For what it’s worth, if the materials still exist for the unpublished 12th volume of Source, I’d be elated to see that published by itself, too.

It’s also worth mentioning here that three issues of Source contained 10” records of music from the publication.  These have been lovingly reissued as a 3 CD set by Pogus.  This set is an excellent supplement to either a purchase of the new anthology or a browse through any original issues of Source.

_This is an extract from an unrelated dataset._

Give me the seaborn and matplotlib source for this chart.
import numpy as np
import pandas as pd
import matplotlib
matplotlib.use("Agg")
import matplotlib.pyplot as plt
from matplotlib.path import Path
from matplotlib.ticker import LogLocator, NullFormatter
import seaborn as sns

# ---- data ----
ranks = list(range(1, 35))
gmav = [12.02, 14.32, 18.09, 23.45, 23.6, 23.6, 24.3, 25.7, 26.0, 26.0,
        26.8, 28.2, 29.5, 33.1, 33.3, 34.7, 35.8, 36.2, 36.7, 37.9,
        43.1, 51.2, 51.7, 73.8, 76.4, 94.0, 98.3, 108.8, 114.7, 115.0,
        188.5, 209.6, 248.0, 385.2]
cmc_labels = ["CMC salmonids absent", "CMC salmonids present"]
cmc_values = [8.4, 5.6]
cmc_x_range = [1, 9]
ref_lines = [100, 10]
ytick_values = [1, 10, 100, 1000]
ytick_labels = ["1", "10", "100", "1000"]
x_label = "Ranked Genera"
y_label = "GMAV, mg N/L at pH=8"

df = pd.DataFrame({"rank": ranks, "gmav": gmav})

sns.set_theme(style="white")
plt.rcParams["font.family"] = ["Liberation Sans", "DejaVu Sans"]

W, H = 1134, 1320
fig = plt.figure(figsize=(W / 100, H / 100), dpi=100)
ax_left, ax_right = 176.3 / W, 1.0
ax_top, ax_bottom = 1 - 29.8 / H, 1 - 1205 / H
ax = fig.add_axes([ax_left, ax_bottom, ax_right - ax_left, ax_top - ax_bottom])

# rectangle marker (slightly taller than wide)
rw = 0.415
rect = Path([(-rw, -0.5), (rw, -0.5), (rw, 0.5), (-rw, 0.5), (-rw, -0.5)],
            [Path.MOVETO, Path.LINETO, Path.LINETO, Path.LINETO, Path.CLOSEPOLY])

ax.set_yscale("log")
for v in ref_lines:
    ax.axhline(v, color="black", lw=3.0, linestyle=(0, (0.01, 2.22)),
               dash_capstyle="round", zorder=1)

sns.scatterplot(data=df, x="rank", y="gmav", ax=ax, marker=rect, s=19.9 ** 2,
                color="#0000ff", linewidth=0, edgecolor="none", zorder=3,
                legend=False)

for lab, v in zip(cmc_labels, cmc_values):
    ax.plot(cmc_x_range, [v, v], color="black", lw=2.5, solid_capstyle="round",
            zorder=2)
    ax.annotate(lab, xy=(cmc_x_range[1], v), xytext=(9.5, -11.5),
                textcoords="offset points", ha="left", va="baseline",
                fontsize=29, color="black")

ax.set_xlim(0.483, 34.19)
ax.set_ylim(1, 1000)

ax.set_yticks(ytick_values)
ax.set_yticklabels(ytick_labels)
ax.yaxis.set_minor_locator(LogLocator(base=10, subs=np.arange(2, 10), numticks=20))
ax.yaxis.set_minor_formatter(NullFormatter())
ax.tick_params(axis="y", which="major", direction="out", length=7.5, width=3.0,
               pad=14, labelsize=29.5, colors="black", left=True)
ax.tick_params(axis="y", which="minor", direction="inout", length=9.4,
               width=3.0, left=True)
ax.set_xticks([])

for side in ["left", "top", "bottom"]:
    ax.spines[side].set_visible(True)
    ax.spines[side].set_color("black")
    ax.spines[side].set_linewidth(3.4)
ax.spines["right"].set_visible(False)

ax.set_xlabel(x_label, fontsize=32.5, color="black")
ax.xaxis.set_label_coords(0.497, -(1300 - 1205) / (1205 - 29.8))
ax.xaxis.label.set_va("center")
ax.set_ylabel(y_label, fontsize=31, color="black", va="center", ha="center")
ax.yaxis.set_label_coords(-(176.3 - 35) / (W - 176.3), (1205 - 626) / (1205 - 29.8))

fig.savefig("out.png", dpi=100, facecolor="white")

You can also listen on UbuWeb, which is itself easily the best avant-garde art reference on the internet.

The editorial team of Source also produced a few radio programs for KPFA in the late 60s, a couple of which can be found here and here via archive.org.

Here are a few photos of Source materials:

Some notational innovations via
Barney Childs’ “Jack’s New Bag.”

 

Brilliant inner-score page flips put a new spin on the repetition
common to many classical forms in Stanley Lunetta’s “Piano Music.”

 

One needs a slide projector to view this “score-map” from Jocy de Oliveira
in full detail, part of the multimedia “Probabilistic Theater I.”

 

My favorite photo of Harry Partch at the bottom center:
Father of Captain Beefheart, Granddad to Tom Waits?

 

A page from my favorite score in the run of Source, “Blues and Screamer”
by David Reck.  Something about the approach to notation in this chart
continues to influence my approach to music on paper.  Efficient, clear,
and emotive/visually evocative all at once.

 

The graphic scores reproduced in color for the original run are amazing.
This one is from “A Piano: Piece” by Daniel Lentz.

 

The brown square for Jon Hassell’s “Map2” is both an instrument and part
of its own score.  It’s 3 layers of pre-recorded magnetic tape.  Add a playback
head/amp, follow the directions, and you’re playing the most interactively
demanding recording you’ll probably ever see.
I know I just complained above about the anthology including scores
just for their visual interest.  Forgive me, and blame Joel Gutsche for his
beautiful “Overture to the Iceberg Sonata.”